Fit-for-purpose in most DAS applications means looking beyond MIL and space-grade to commercial off the shelf (COTS) components or COTS Plus. COTS Plus indicates a product with established reliability and production/ test procedures meeting customers’ application quality standards.

Entry-level COTS Plus products typically start with automotive grade AECQ-200, giving the DAS customer access to the latest technology of suppliers to a quickly evolving industry with much higher volumes. Automotive grade products are designed and produced using quality and production processes that consider how and why a product fails. This understanding typically results in faster product revisions, making it an ideal base level for COTS in DAS markets.

COTS Plus mandates a dialogue with a supplier directly (and/or through a distributor) to determine the test and production data available to support performance claims, establish random failure rates and confirm the methods used to exclude defect parts.

TTI IP&E Europe, a distributor with a long history serving hi-reliability industries, advises introducing a distributor to new projects as early in the development as possible. With a 35-strong technical development team that includes interconnect, passive and electromechanical specialists, plus engineers with industry backgrounds, TTI Europe’s team can help define the product/supplier selection, becoming part of the project’s regular technical review. The distribution team ensures component manufacturer support is available on demand and remains close to the customer up to its first production run.

TTI Europe’s guidance has proven valuable to many projects. An example is a low Earth orbit satellite constellation that struggled to meet its cost expectations. TTI Europe helped define the mission critical elements, which remained space- level solutions. However, COTS Plus solutions were introduced for capacitors, resistors, connectors and sensors that bought the project under budget and achieved the required qualification/test criteria.

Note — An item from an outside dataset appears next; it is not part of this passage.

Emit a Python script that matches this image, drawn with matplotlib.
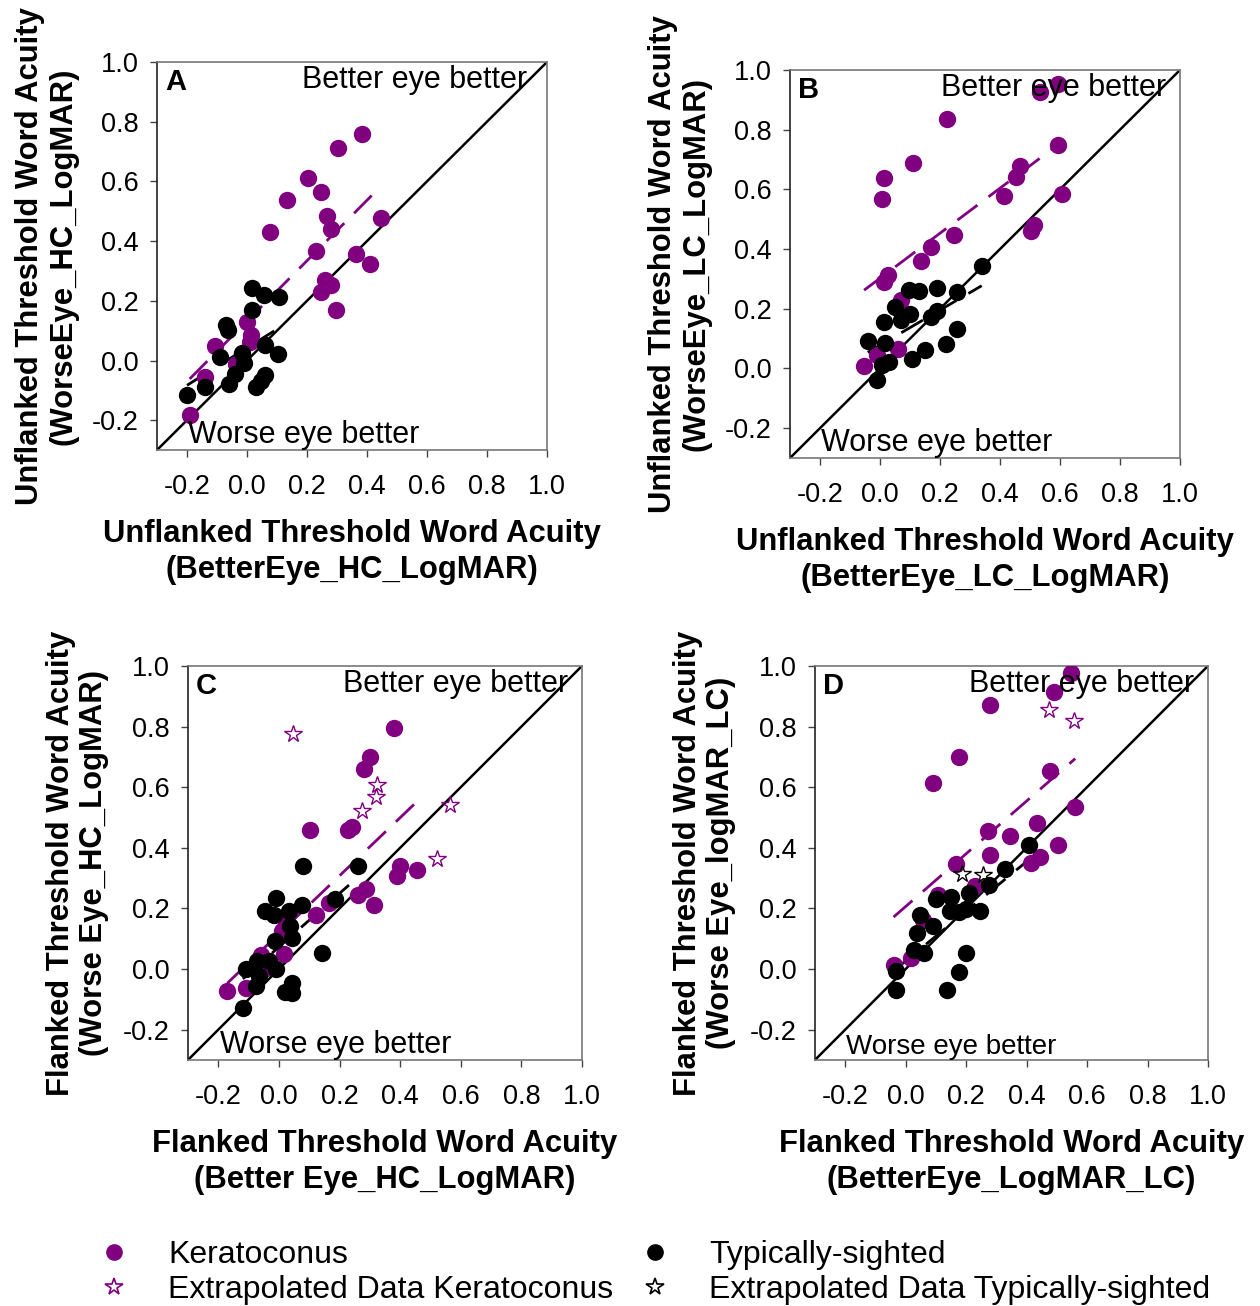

Another example of fit- for-purpose in action is a range of automotive-grade products designed-in to a fighting vehicle application. With a high shock and vibration standard, TTI Europe ensured the surface-mount components offered either had a flexible termination or could meet this specification. This gave the project engineers a wider scope of solutions to choose from than simply referring to their normal database.

DAS markets have relatively small annual demand, long product legacy and tight supplier qualifications. Introducing technology from the automotive sector addresses these issues: access to a wider component portfolio; potential expansion of the supplier base; and access to more readily available inventory. However, COTS or COTS Plus should not be seen as a direct alternative to established high-reliability qualified solutions, but as an option that can bring technology leadership and a wider scope.

TTI Europe retains a conservative approach; ensuring customers have all the options at their disposal to make a clear fit-for-purpose selection.